Film: "The Lone Ranger"; Cast: Johnny Depp, Armie Hammer, Tom Wilkinson, James Badge Dale, Ruth Wilson, Helena Bonham Carter, Barry Pepper, William Fichtner, and Mason Cook; Director: Gore Verbinski; Rating: *** 1/2
"The Lone Ranger" is a bloated, wild, wacky, mega-budget, wide-screen re-imagining of an iconic radio serial made in the early 1940s and a television series in 1956-57.
It is the story of John Reid (Armie Hammer) a masked hero, who is "out to right the wrongs", and his constant Indian sidekick Tonto (Johnny Depp). It is also the story of exploration and corruption during the early American history. The film is treated like a pulpy classic cowboy-western genre.
The narration of the "Lone Ranger" begins in a rather absurd fashion and resorts to flash backs that return now and then to the point of origination. The story starts with a wide-eyed kid (Mason Cook), wearing a white cowboy hat and a black mask, exploring the Wild West sort-of-a museum at the carnival show in 1933, San Francisco.
He stops at the counter labelled "The Noble Savage" to assess a wrinkly, arched figure with a mounted crow as a headgear. With the magic of a children's fable, the Indian comes alive. He is Tonto, and he gears up to tell the boy about John Reid, a learned lawyer from the East who arrived in Colby, Texas, back in 1869 with a copy of John Locke's "Two Treatises of Government" tucked under his arm.
Upon his arrival in Colby, John Reid is deputised as a Ranger by his macho brother Dan (James Badge Dale) in order to help arrest the notorious savage outlaw Butch Cavendish (William Fichtner). But things do not go according to plan, and Reid ends up appearing dead.
The Comanche Indian - Tonto, who was initially accompanying Cavendish to Colby, nearly buries John. But, he is stopped at the nick of time when the legendary noble Spirit Horse appears and revives John. From thence begins their camaraderie and their journey to seek and deliver justice.
Director Gore Verbinski's epic is filled with numerous characters - outlaws, a greedy scheming railroad baron Latham Cole (Tom Wilkinson), Rebecca (Ruth Wilson), a corrupt US marshal (Barry Pepper), a cagey one-legged brothel madam (Helena Bonham Carter), and two-faced pals and many more.
With two enormous action sequences set aboard speeding locomotives that bookend the film and occasionally peppered with comic exchanges between Tonto and John, the film is a spirited entertainer whenever it manages to take flight.
For the most part, Hammer plays straight man to Depp's enigmatic smart aleck. He has an amiable enough cinematic presence.
Depp as the sidekick Tonto in a weird get-up and weirder performance, constantly hams through. His sedate dialogue delivery with poker faced bluntness makes this "Depp-comedy" routine and staid.

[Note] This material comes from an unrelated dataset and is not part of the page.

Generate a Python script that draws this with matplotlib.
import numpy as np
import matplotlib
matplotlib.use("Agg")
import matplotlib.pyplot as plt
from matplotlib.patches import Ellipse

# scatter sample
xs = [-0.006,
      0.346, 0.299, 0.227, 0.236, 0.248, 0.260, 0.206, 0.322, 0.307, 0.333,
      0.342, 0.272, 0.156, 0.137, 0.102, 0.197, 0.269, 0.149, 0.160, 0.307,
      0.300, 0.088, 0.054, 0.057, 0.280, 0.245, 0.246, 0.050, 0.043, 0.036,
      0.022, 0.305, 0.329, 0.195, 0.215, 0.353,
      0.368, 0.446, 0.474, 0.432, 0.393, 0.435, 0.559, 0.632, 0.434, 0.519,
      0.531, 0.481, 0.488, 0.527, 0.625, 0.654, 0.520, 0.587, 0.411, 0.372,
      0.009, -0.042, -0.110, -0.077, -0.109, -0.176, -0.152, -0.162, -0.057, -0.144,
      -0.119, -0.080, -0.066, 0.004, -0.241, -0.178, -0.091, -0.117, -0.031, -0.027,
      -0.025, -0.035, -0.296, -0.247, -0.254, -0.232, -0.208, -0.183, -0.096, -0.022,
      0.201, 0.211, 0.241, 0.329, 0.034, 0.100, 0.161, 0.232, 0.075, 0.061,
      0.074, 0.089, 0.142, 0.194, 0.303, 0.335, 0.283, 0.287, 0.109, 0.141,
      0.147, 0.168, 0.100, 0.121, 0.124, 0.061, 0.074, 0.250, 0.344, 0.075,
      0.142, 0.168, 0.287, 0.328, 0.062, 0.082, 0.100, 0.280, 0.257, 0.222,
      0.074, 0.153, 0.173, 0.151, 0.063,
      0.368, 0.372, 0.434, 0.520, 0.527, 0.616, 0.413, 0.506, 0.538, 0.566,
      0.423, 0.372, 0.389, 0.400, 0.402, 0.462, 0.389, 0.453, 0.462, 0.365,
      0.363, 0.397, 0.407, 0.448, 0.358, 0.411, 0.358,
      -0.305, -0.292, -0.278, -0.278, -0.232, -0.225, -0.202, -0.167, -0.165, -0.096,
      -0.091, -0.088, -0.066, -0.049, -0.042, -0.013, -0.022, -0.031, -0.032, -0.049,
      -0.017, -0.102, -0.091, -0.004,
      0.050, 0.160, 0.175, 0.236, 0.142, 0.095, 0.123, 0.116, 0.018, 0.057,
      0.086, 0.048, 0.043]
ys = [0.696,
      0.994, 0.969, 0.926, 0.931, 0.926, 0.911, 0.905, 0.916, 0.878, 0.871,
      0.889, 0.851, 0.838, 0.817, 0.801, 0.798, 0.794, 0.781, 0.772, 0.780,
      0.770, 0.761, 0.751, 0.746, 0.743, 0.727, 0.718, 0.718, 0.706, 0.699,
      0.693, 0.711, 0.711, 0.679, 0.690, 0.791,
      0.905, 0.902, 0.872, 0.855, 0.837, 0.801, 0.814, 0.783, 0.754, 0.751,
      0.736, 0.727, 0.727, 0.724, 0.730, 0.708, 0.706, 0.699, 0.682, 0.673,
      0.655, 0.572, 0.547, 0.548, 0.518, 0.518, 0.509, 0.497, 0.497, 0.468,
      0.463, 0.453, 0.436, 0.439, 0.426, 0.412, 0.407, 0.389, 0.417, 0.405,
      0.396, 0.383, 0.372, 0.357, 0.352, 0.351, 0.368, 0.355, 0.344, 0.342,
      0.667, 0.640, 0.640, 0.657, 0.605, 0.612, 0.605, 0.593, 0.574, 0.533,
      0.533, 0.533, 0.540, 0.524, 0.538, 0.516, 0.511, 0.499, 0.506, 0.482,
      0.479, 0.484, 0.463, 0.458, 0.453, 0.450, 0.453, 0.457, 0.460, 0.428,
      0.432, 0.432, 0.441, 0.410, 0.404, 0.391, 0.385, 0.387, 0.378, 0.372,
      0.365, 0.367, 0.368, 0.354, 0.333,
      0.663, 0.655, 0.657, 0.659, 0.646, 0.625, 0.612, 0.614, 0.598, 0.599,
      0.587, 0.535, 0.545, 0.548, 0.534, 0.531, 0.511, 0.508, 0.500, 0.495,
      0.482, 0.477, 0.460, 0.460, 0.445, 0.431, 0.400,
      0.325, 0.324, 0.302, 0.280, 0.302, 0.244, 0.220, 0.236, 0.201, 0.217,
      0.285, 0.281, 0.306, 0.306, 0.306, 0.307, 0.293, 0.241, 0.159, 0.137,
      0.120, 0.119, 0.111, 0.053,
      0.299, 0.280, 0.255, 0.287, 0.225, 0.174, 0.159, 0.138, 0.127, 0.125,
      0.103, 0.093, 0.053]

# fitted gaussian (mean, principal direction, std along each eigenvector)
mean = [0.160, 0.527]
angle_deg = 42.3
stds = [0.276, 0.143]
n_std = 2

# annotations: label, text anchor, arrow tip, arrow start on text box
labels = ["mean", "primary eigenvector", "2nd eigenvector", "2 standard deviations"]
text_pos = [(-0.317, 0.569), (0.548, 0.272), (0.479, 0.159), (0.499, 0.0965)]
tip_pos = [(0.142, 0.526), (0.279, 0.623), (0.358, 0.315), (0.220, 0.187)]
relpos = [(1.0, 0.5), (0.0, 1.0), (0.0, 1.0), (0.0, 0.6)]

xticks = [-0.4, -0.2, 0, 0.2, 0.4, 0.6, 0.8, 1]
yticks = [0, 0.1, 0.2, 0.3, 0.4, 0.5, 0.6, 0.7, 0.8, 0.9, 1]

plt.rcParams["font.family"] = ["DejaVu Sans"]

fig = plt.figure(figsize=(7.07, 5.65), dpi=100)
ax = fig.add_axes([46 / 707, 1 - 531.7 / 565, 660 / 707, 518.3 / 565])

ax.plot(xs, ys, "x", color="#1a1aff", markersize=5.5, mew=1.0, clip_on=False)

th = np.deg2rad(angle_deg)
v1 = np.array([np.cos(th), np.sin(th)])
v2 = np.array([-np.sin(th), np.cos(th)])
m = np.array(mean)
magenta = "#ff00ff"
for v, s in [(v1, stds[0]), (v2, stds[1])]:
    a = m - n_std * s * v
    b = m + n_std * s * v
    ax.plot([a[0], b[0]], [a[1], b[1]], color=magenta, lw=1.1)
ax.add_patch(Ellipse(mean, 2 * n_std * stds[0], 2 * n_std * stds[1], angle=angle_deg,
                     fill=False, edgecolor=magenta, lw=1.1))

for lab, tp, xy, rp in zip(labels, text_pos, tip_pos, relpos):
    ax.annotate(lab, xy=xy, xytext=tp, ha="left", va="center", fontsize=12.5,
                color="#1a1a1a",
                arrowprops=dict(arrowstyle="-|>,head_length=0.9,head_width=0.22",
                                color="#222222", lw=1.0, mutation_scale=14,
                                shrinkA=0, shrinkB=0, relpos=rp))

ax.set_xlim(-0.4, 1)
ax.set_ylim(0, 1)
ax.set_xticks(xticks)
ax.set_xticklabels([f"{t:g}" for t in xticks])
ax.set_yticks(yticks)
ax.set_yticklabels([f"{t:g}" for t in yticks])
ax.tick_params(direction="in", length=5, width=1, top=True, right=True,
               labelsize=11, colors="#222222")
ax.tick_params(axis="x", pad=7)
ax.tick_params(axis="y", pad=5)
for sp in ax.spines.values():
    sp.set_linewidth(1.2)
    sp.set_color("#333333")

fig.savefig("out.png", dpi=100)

But, together they complement each other. They are funny and likeable at the same time.
Grimacing and scowling, occasionally eating human body part with demonic aplomb, Fichtner with his harelip and silver tooth is magnificent as Cavendish.

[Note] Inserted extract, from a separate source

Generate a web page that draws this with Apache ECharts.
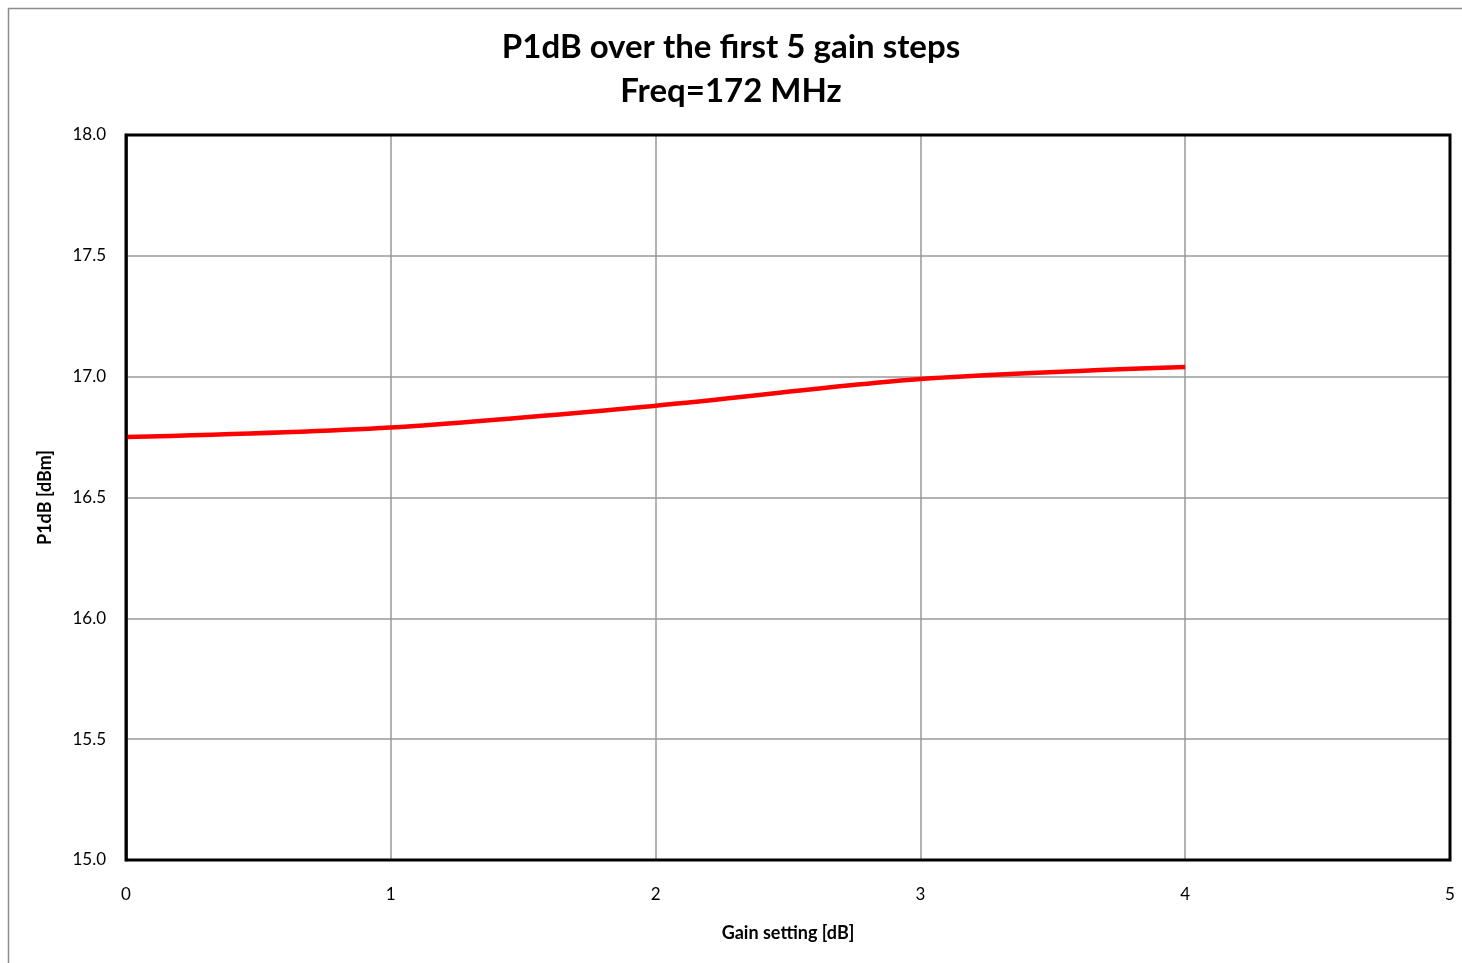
<!DOCTYPE html>
<html>
<head>
<meta charset="utf-8">
<title>P1dB over the first 5 gain steps</title>
<script src="https://cdn.jsdelivr.net/npm/echarts@6/dist/echarts.min.js"></script>
<style>
  html, body { margin: 0; padding: 0; background: #fff; }
  #chart { width: 1462px; height: 963px; }
</style>
</head>
<body>
<div id="chart"></div>
<script>
// Gain setting [dB] vs measured P1dB [dBm] at 172 MHz
const gainSteps = [0, 1, 2, 3, 4];
const p1dbValues = [16.75, 16.79, 16.88, 16.99, 17.04];
const xTicks = [0, 1, 2, 3, 4, 5];
const yTicks = [15.0, 15.5, 16.0, 16.5, 17.0, 17.5, 18.0];

const FONT = 'Lato, "Noto Sans", sans-serif';

const chart = echarts.init(document.getElementById('chart'), null, { renderer: 'canvas' });

chart.setOption({
  backgroundColor: '#fff',
  animation: false,
  title: {
    text: 'P1dB over the first 5 gain steps\nFreq=172 MHz',
    left: 'center',
    top: 20,
    textStyle: {
      fontFamily: FONT,
      fontWeight: 'bold',
      fontSize: 33,
      lineHeight: 44,
      color: '#000'
    }
  },
  graphic: [{
    type: 'rect',
    silent: true,
    shape: { x: 8.5, y: 8.5, width: 1600, height: 1100 },
    style: { fill: 'none', stroke: '#8c8c8c', lineWidth: 1.5 }
  }],
  grid: {
    left: 126,
    right: 12,
    top: 135,
    bottom: 103,
    show: true,
    borderColor: '#000',
    borderWidth: 3,
    backgroundColor: 'transparent',
    z: 10
  },
  xAxis: {
    type: 'value',
    min: xTicks[0],
    max: xTicks[xTicks.length - 1],
    interval: 1,
    name: 'Gain setting [dB]',
    nameLocation: 'middle',
    nameGap: 64,
    nameTextStyle: { fontFamily: FONT, fontWeight: 'bold', fontSize: 18, color: '#000' },
    axisLine: { show: false },
    axisTick: { show: false },
    axisLabel: {
      fontFamily: FONT, fontSize: 17, color: '#000', margin: 26,
      formatter: v => String(v)
    },
    splitLine: {
      show: true, showMinLine: false, showMaxLine: false,
      lineStyle: { color: '#999', width: 1.5 }
    }
  },
  yAxis: {
    type: 'value',
    min: yTicks[0],
    max: yTicks[yTicks.length - 1],
    interval: 0.5,
    name: 'P1dB [dBm]',
    nameLocation: 'middle',
    nameGap: 72,
    nameRotate: 90,
    nameTextStyle: { fontFamily: FONT, fontWeight: 'bold', fontSize: 18, color: '#000' },
    axisLine: { show: true, lineStyle: { color: '#444', width: 3 } },
    axisTick: { show: false },
    axisLabel: {
      fontFamily: FONT, fontSize: 17, color: '#000', margin: 20,
      formatter: v => v.toFixed(1)
    },
    splitLine: {
      show: true, showMinLine: false, showMaxLine: false,
      lineStyle: { color: '#999', width: 1.5 }
    }
  },
  series: [{
    type: 'line',
    data: gainSteps.map((g, i) => [g, p1dbValues[i]]),
    smooth: 0.3,
    showSymbol: false,
    lineStyle: { color: '#ff0000', width: 4.5 },
    z: 5
  }]
});
</script>
</body>
</html>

Wilkinson is all sinister charm as Latham Cole, the railroad magnate with a maniacal plan. Ruth Wilson as Rebecca, John's widowed sister-in-law and love angle is rustic but delivers what's required out of her.
Carter as the tough but decent prostitute with a porcelain leg that camouflages a gun, is wasted. She has nothing much to contribute in terms of narration nor histrionics.
With everything flung at you at the same pitch and speed, the film keeps you hooked. The film is certainly a visual delight, with beautiful John Ford-style vistas amalgamated with a score inspired by Ennio Morricone and action set pieces that minimise the use of CGI whenever possible. The film is also tinged with subtle touches of fantasy and myths.
Though the narration is scattered with plenty of weaknesses; an unevenness of tone, convoluted subplots and some tricky political echoes, it is the length of the film, which is nearly two hours and 29 minutes long that gets to your nerves.
Nevertheless, "The Lone Ranger" is one entertainer that will not leave your subconscious much after you left the theatre.